Objective - Each line of the material below should be reproduced exactly.
---
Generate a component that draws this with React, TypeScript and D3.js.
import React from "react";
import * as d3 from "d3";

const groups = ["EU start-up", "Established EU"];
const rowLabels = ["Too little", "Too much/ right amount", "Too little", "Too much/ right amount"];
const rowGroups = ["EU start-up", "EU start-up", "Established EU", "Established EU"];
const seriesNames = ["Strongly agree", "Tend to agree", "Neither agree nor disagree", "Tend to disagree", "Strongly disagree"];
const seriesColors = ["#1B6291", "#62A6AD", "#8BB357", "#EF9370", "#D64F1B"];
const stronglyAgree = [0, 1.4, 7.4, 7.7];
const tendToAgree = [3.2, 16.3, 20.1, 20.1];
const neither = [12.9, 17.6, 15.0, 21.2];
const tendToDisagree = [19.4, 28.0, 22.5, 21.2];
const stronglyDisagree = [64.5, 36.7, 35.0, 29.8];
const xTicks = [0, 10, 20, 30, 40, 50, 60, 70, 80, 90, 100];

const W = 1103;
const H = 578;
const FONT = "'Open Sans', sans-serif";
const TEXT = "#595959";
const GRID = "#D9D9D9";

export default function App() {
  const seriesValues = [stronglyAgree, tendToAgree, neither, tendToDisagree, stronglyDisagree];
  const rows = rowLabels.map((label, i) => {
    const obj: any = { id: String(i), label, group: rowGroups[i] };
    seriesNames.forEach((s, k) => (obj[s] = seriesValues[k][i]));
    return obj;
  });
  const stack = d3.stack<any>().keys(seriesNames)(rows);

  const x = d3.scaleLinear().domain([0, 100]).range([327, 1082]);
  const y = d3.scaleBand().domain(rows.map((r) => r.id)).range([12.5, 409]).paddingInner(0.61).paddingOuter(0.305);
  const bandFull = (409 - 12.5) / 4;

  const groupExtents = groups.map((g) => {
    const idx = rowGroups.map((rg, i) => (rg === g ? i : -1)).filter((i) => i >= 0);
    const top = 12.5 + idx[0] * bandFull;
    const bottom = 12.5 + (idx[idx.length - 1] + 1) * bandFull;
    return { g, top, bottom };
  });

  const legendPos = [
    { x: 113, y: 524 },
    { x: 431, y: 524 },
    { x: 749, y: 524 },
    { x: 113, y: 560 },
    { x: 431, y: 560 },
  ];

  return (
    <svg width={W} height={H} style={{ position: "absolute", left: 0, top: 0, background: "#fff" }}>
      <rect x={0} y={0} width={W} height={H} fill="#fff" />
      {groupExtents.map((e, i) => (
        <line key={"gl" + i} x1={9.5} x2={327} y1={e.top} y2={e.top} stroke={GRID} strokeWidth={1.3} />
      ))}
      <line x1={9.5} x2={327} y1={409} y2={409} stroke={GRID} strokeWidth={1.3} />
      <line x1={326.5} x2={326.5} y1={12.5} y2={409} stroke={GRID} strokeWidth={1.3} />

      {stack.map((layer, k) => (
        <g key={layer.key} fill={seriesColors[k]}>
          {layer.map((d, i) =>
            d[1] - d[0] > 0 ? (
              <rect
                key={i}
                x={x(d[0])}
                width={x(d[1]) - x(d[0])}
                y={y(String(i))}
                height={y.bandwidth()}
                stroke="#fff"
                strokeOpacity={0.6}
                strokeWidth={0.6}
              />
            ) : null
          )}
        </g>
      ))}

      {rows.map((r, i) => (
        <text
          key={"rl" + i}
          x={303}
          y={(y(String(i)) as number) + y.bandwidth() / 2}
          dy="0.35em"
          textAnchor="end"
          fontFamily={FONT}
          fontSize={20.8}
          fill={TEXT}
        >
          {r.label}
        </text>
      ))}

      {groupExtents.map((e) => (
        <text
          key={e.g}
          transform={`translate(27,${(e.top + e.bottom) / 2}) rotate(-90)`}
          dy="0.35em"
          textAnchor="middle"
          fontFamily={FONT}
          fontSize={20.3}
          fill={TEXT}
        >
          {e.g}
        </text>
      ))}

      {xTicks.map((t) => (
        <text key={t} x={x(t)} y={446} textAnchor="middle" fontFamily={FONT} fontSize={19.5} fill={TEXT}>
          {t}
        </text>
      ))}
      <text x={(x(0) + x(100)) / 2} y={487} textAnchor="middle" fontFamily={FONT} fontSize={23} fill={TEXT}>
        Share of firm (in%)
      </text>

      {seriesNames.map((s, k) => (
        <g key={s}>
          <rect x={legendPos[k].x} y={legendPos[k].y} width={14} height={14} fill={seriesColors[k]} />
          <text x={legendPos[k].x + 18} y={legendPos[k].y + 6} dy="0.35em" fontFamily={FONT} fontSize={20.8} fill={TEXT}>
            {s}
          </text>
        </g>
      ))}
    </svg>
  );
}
---
Written answer -
Generate a component that draws this with React, TypeScript and D3.js.
import React from "react";
import * as d3 from "d3";

const groups = ["EU start-up", "Established EU"];
const rowLabels = ["Too little", "Too much/ right amount", "Too little", "Too much/ right amount"];
const rowGroups = ["EU start-up", "EU start-up", "Established EU", "Established EU"];
const seriesNames = ["Strongly agree", "Tend to agree", "Neither agree nor disagree", "Tend to disagree", "Strongly disagree"];
const seriesColors = ["#1B6291", "#62A6AD", "#8BB357", "#EF9370", "#D64F1B"];
const stronglyAgree = [0, 1.4, 7.4, 7.7];
const tendToAgree = [3.2, 16.3, 20.1, 20.1];
const neither = [12.9, 17.6, 15.0, 21.2];
const tendToDisagree = [19.4, 28.0, 22.5, 21.2];
const stronglyDisagree = [64.5, 36.7, 35.0, 29.8];
const xTicks = [0, 10, 20, 30, 40, 50, 60, 70, 80, 90, 100];

const W = 1103;
const H = 578;
const FONT = "'Open Sans', sans-serif";
const TEXT = "#595959";
const GRID = "#D9D9D9";

export default function App() {
  const seriesValues = [stronglyAgree, tendToAgree, neither, tendToDisagree, stronglyDisagree];
  const rows = rowLabels.map((label, i) => {
    const obj: any = { id: String(i), label, group: rowGroups[i] };
    seriesNames.forEach((s, k) => (obj[s] = seriesValues[k][i]));
    return obj;
  });
  const stack = d3.stack<any>().keys(seriesNames)(rows);

  const x = d3.scaleLinear().domain([0, 100]).range([327, 1082]);
  const y = d3.scaleBand().domain(rows.map((r) => r.id)).range([12.5, 409]).paddingInner(0.61).paddingOuter(0.305);
  const bandFull = (409 - 12.5) / 4;

  const groupExtents = groups.map((g) => {
    const idx = rowGroups.map((rg, i) => (rg === g ? i : -1)).filter((i) => i >= 0);
    const top = 12.5 + idx[0] * bandFull;
    const bottom = 12.5 + (idx[idx.length - 1] + 1) * bandFull;
    return { g, top, bottom };
  });

  const legendPos = [
    { x: 113, y: 524 },
    { x: 431, y: 524 },
    { x: 749, y: 524 },
    { x: 113, y: 560 },
    { x: 431, y: 560 },
  ];

  return (
    <svg width={W} height={H} style={{ position: "absolute", left: 0, top: 0, background: "#fff" }}>
      <rect x={0} y={0} width={W} height={H} fill="#fff" />
      {groupExtents.map((e, i) => (
        <line key={"gl" + i} x1={9.5} x2={327} y1={e.top} y2={e.top} stroke={GRID} strokeWidth={1.3} />
      ))}
      <line x1={9.5} x2={327} y1={409} y2={409} stroke={GRID} strokeWidth={1.3} />
      <line x1={326.5} x2={326.5} y1={12.5} y2={409} stroke={GRID} strokeWidth={1.3} />

      {stack.map((layer, k) => (
        <g key={layer.key} fill={seriesColors[k]}>
          {layer.map((d, i) =>
            d[1] - d[0] > 0 ? (
              <rect
                key={i}
                x={x(d[0])}
                width={x(d[1]) - x(d[0])}
                y={y(String(i))}
                height={y.bandwidth()}
                stroke="#fff"
                strokeOpacity={0.6}
                strokeWidth={0.6}
              />
            ) : null
          )}
        </g>
      ))}

      {rows.map((r, i) => (
        <text
          key={"rl" + i}
          x={303}
          y={(y(String(i)) as number) + y.bandwidth() / 2}
          dy="0.35em"
          textAnchor="end"
          fontFamily={FONT}
          fontSize={20.8}
          fill={TEXT}
        >
          {r.label}
        </text>
      ))}

      {groupExtents.map((e) => (
        <text
          key={e.g}
          transform={`translate(27,${(e.top + e.bottom) / 2}) rotate(-90)`}
          dy="0.35em"
          textAnchor="middle"
          fontFamily={FONT}
          fontSize={20.3}
          fill={TEXT}
        >
          {e.g}
        </text>
      ))}

      {xTicks.map((t) => (
        <text key={t} x={x(t)} y={446} textAnchor="middle" fontFamily={FONT} fontSize={19.5} fill={TEXT}>
          {t}
        </text>
      ))}
      <text x={(x(0) + x(100)) / 2} y={487} textAnchor="middle" fontFamily={FONT} fontSize={23} fill={TEXT}>
        Share of firm (in%)
      </text>

      {seriesNames.map((s, k) => (
        <g key={s}>
          <rect x={legendPos[k].x} y={legendPos[k].y} width={14} height={14} fill={seriesColors[k]} />
          <text x={legendPos[k].x + 18} y={legendPos[k].y + 6} dy="0.35em" fontFamily={FONT} fontSize={20.8} fill={TEXT}>
            {s}
          </text>
        </g>
      ))}
    </svg>
  );
}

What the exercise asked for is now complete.